My second graders that failed to leave spaces between their words felt that these “One Finger Spacers” were far too babyish for them to use.

Spacing between words and letters is also an issue, (as well as the general size of the print) and I was surprised to find this, even after children are already fluent readers and writers!  I assumed that when children saw that even THEY couldn’t read their own writing back again due to poor spacing, they would fix the problem themselves. Not so!

Click here for some great tips on getting kids to print well, right from the beginning!

After quite a bit of coaching, we were still not seeing much progress, so I created the papers you see below to help them understand what the appropriate spacing would look and feel like.  These writing papers had individual boxes for each letter and space, shown in the photo below.  I had them staple this paper to any worksheet they were doing and write their answers out on it instead of the actual worksheet.

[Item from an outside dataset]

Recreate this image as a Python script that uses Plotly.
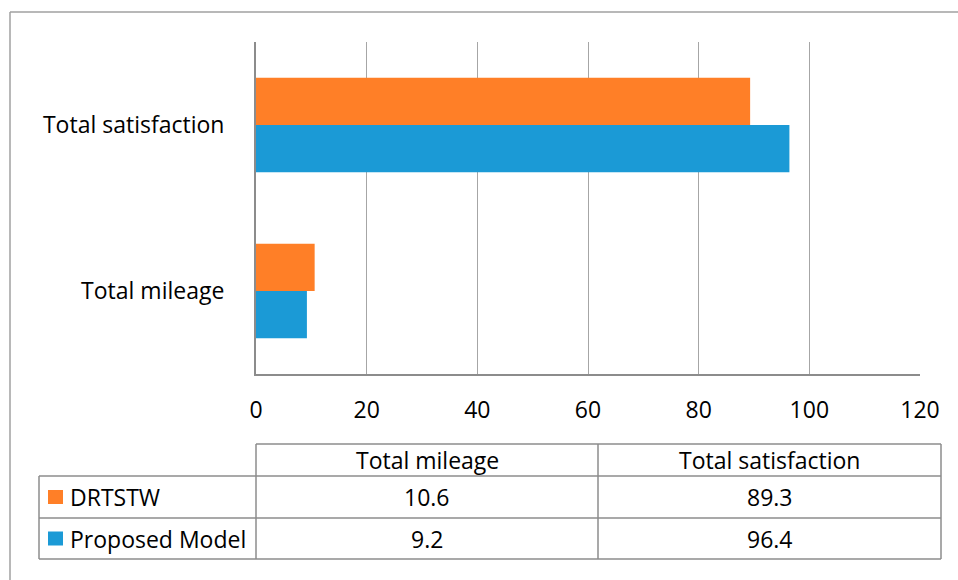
import plotly.graph_objects as go

categories = ["Total mileage", "Total satisfaction"]
series_names = ["DRTSTW", "Proposed Model"]
drtstw = [10.6, 89.3]
proposed = [9.2, 96.4]
x_ticks = [0, 20, 40, 60, 80, 100, 120]

ORANGE = "#FF7F27"
BLUE = "#1B9AD6"
W, H = 958, 580
FONT = "Open Sans"
FS = 23
GRID = "#A6A6A6"
LINE = "#8C8C8C"


def px(x):
    return x / W


def py(y):
    return 1 - y / H


fig = go.Figure()
fig.add_trace(go.Bar(y=categories, x=proposed, orientation="h", name=series_names[1],
                     marker=dict(color=BLUE, line=dict(width=0))))
fig.add_trace(go.Bar(y=categories, x=drtstw, orientation="h", name=series_names[0],
                     marker=dict(color=ORANGE, line=dict(width=0))))

fig.update_layout(
    width=W, height=H, autosize=False,
    margin=dict(l=0, r=0, t=0, b=0, pad=0),
    paper_bgcolor="white", plot_bgcolor="white",
    barmode="group", bargap=0.43, bargroupgap=0,
    showlegend=False,
    font=dict(family=FONT, size=FS, color="black"),
    xaxis=dict(domain=[px(256), px(920)], range=[0, 120], tickvals=x_ticks,
               showgrid=True, gridcolor=GRID, gridwidth=1.3,
               showline=True, linecolor=LINE, linewidth=2,
               zeroline=False, ticks="", ticklabelstandoff=14, automargin=False,
               tickfont=dict(family=FONT, size=FS)),
    yaxis=dict(domain=[py(374), py(42)], showgrid=False,
               showline=True, linecolor=LINE, linewidth=2,
               ticks="", ticklabelstandoff=25, automargin=False,
               tickfont=dict(family=FONT, size=FS)),
)

shapes = []
# outer chart frame (top and left visible)
shapes.append(dict(type="line", xref="paper", yref="paper", x0=px(10), x1=px(958), y0=py(12), y1=py(12),
                   line=dict(color="#A0A0A0", width=1.5)))
shapes.append(dict(type="line", xref="paper", yref="paper", x0=px(10), x1=px(10), y0=py(12), y1=py(580),
                   line=dict(color="#A0A0A0", width=1.5)))

# data table geometry
tx0, tx1, tx2, tx3 = 39, 256, 598, 941
ty0, ty1, ty2, ty3 = 444, 476, 518, 559
tl = dict(color=LINE, width=1.5)


def hline(x0, x1, y):
    shapes.append(dict(type="line", xref="paper", yref="paper", x0=px(x0), x1=px(x1), y0=py(y), y1=py(y), line=tl))


def vline(x, y0, y1):
    shapes.append(dict(type="line", xref="paper", yref="paper", x0=px(x), x1=px(x), y0=py(y0), y1=py(y1), line=tl))


hline(tx1, tx3, ty0)
hline(tx0, tx3, ty1)
hline(tx0, tx3, ty2)
hline(tx0, tx3, ty3)
vline(tx0, ty1, ty3)
vline(tx1, ty0, ty3)
vline(tx2, ty0, ty3)
vline(tx3, ty0, ty3)

annotations = []
col_centers = [(tx1 + tx2) / 2, (tx2 + tx3) / 2]
for c, cat in enumerate(categories):
    annotations.append(dict(x=px(col_centers[c]), y=py((ty0 + ty1) / 2), xref="paper", yref="paper",
                            text=cat, showarrow=False, xanchor="center", yanchor="middle",
                            font=dict(family=FONT, size=FS)))

rows = [(series_names[0], drtstw, ORANGE), (series_names[1], proposed, BLUE)]
row_bounds = [(ty1, ty2), (ty2, ty3)]
for (name, vals, col), (r0, r1) in zip(rows, row_bounds):
    yc = (r0 + r1) / 2
    shapes.append(dict(type="rect", xref="paper", yref="paper", x0=px(48), x1=px(63),
                       y0=py(yc - 7), y1=py(yc + 7), fillcolor=col, line=dict(width=0)))
    annotations.append(dict(x=px(68), y=py(yc), xref="paper", yref="paper", text=name,
                            showarrow=False, xanchor="left", yanchor="middle",
                            font=dict(family=FONT, size=FS)))
    for c, v in enumerate(vals):
        annotations.append(dict(x=px(col_centers[c]), y=py(yc), xref="paper", yref="paper",
                                text=f"{v:.1f}", showarrow=False, xanchor="center", yanchor="middle",
                                font=dict(family=FONT, size=FS)))

fig.update_layout(shapes=shapes, annotations=annotations)
fig.write_html("out.html", config={"responsive": False})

This paper didn’t fix everything of course, but it did help little by little.  And after a while, I realized that I was seeing more and more legible printing, even on the regular paper.  Hooray!  You can download this paper here if you would like to try it out.


The Bottom Line:

With these skills especially, I am planning on trying a little bit harder to make sure that I cover them well, because now I know that they really MATTER long term.  Not only that, the habits that we instill in Kindergarten are LASTING habits that children take with them on into their school careers, even much more so than I even thought!  Children don’t have to master every skill in Kindergarten, but I’ll bet that many of them can improve a little bit in some of these areas more than we might care to admit.  So I am going to try to think about teaching each and every child as if I were going to be looping with that same child for the next few years, and beyond.